_Short task_
Below are the records. Retype, exactly, the lines from the first through the line with "dochód na osobę", and leave out the pictures.

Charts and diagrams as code

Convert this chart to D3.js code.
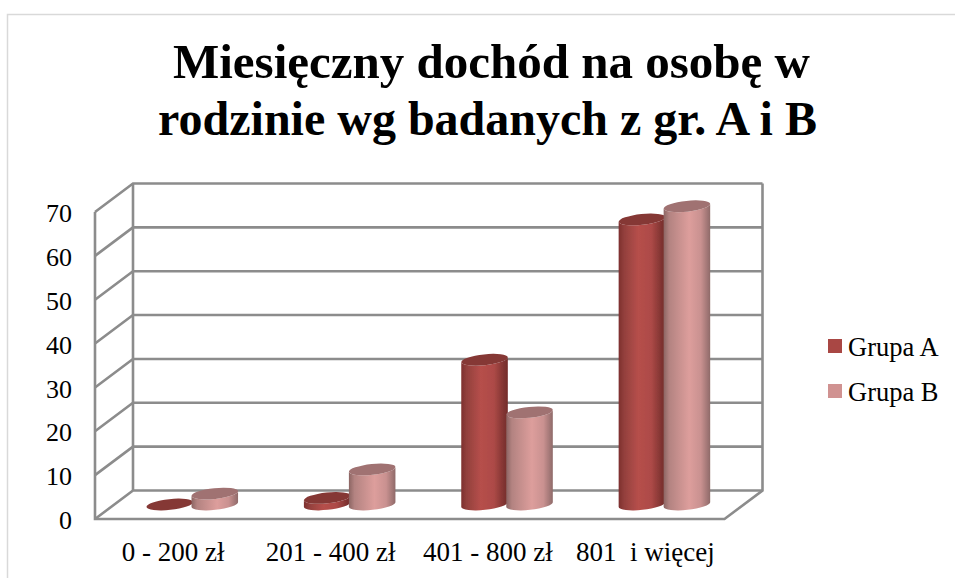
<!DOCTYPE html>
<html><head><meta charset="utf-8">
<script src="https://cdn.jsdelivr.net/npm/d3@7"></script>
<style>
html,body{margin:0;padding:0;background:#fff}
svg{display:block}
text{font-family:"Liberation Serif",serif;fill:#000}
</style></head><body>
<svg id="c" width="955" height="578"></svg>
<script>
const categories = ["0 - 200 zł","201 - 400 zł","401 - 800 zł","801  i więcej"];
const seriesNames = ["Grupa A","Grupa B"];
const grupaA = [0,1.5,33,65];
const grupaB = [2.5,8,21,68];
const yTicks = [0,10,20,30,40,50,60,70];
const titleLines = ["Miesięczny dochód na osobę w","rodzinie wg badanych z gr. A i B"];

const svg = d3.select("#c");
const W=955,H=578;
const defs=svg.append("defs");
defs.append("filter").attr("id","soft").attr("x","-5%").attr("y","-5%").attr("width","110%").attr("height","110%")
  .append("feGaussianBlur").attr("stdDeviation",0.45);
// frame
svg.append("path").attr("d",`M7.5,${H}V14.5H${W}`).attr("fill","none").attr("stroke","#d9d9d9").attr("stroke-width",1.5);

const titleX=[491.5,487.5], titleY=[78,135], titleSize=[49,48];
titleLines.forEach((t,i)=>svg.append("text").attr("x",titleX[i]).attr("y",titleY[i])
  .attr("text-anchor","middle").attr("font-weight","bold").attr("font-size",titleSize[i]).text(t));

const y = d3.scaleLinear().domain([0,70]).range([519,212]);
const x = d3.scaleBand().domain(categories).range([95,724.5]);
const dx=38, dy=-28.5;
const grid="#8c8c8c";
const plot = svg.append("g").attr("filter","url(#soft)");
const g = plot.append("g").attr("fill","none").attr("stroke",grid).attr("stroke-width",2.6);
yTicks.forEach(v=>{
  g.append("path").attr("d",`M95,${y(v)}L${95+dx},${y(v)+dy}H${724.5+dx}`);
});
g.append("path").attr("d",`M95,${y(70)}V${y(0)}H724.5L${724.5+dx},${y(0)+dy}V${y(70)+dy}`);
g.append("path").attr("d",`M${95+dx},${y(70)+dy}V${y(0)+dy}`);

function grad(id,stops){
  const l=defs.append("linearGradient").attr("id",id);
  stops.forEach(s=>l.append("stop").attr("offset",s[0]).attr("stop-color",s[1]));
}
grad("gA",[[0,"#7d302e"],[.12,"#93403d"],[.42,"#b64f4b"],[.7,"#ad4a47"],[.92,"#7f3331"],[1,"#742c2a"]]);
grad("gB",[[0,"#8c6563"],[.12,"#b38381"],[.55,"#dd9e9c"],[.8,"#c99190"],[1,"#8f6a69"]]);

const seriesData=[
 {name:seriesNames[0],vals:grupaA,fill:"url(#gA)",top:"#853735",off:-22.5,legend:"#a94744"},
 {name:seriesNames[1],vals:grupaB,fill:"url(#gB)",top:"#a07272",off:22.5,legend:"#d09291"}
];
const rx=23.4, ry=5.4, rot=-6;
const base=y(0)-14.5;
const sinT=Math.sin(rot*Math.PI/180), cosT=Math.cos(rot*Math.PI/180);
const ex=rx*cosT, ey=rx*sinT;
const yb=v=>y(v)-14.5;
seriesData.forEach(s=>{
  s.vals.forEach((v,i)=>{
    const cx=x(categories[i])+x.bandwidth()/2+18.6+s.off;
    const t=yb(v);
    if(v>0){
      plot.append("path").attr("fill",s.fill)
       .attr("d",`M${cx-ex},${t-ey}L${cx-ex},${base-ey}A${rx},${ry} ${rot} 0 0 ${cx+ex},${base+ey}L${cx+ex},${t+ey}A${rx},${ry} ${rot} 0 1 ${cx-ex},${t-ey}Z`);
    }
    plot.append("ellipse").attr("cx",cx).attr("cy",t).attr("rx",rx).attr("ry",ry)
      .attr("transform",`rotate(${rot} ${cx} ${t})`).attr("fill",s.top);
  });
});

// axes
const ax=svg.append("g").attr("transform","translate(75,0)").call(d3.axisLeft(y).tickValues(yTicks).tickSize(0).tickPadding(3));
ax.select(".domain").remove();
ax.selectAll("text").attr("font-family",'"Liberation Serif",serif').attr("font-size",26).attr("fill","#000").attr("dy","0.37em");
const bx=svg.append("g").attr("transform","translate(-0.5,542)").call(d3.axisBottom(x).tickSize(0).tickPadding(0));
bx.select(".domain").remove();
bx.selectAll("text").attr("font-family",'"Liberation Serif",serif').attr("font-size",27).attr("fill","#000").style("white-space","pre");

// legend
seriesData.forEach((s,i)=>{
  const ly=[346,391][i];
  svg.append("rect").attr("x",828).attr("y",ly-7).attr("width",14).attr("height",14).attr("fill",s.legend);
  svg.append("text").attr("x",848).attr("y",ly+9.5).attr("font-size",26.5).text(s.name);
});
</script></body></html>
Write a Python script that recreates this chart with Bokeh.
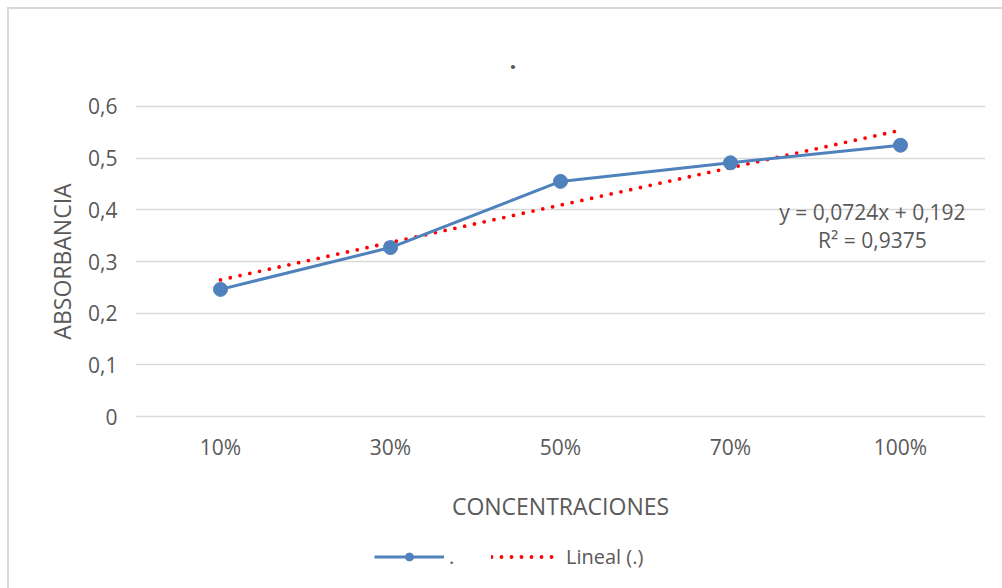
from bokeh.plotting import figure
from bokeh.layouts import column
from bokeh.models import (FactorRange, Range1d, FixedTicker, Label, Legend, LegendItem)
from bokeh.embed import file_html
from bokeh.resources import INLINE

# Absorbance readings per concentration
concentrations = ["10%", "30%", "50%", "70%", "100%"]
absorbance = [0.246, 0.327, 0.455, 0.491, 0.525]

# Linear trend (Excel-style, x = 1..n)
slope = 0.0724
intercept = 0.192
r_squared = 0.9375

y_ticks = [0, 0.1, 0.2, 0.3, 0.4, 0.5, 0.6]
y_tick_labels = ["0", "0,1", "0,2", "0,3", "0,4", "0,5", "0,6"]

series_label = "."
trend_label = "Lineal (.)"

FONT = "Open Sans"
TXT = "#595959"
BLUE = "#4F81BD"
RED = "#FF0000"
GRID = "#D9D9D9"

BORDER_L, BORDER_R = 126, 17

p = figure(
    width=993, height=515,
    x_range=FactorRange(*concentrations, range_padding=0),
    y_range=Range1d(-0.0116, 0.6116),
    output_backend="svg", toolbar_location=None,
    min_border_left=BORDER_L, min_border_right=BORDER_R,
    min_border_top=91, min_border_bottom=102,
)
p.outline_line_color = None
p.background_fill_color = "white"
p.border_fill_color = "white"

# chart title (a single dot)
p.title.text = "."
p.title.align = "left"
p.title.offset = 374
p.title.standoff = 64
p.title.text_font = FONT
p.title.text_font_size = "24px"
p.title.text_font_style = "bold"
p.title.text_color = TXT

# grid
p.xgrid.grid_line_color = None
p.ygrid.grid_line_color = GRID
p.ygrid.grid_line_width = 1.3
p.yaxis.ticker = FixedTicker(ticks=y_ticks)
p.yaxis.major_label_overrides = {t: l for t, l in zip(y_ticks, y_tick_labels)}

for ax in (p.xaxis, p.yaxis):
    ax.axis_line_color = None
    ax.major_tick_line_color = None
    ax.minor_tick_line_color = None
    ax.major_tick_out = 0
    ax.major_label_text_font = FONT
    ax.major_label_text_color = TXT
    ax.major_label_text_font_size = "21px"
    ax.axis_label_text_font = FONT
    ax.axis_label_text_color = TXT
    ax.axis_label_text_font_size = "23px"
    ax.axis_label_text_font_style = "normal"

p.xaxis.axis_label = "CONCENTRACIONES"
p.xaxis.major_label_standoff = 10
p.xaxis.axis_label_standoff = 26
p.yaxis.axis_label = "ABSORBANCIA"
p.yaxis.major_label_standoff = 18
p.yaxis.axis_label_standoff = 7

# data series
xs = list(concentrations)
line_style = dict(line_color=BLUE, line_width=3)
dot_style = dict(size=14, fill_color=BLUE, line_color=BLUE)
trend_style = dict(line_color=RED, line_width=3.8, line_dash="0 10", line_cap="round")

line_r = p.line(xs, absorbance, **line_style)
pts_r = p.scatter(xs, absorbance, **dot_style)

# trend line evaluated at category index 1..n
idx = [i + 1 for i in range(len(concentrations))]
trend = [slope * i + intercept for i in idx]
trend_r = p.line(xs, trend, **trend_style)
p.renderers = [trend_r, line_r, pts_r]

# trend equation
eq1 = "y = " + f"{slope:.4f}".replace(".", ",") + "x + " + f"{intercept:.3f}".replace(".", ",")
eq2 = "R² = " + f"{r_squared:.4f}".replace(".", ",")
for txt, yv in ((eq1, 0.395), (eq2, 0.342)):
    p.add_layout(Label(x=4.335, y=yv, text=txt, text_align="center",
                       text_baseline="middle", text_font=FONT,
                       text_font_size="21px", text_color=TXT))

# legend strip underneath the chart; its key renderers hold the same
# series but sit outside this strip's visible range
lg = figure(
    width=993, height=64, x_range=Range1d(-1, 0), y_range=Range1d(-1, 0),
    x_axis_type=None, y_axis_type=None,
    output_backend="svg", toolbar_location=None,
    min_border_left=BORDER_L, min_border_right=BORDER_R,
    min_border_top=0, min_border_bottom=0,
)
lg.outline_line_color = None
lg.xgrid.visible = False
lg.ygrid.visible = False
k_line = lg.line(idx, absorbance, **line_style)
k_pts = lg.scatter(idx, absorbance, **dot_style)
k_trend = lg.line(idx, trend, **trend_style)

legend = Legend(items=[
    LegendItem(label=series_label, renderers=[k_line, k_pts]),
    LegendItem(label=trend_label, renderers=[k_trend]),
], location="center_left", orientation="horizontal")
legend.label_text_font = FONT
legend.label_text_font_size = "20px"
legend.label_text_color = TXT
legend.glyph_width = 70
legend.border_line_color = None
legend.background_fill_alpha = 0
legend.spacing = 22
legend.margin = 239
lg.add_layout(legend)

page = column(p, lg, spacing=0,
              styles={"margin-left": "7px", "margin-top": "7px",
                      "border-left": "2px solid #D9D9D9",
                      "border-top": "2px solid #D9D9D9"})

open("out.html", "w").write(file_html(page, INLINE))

_Solution for this task_
Convert this chart to D3.js code.
<!DOCTYPE html>
<html><head><meta charset="utf-8">
<script src="https://cdn.jsdelivr.net/npm/d3@7"></script>
<style>
html,body{margin:0;padding:0;background:#fff}
svg{display:block}
text{font-family:"Liberation Serif",serif;fill:#000}
</style></head><body>
<svg id="c" width="955" height="578"></svg>
<script>
const categories = ["0 - 200 zł","201 - 400 zł","401 - 800 zł","801  i więcej"];
const seriesNames = ["Grupa A","Grupa B"];
const grupaA = [0,1.5,33,65];
const grupaB = [2.5,8,21,68];
const yTicks = [0,10,20,30,40,50,60,70];
const titleLines = ["Miesięczny dochód na osobę w","rodzinie wg badanych z gr. A i B"];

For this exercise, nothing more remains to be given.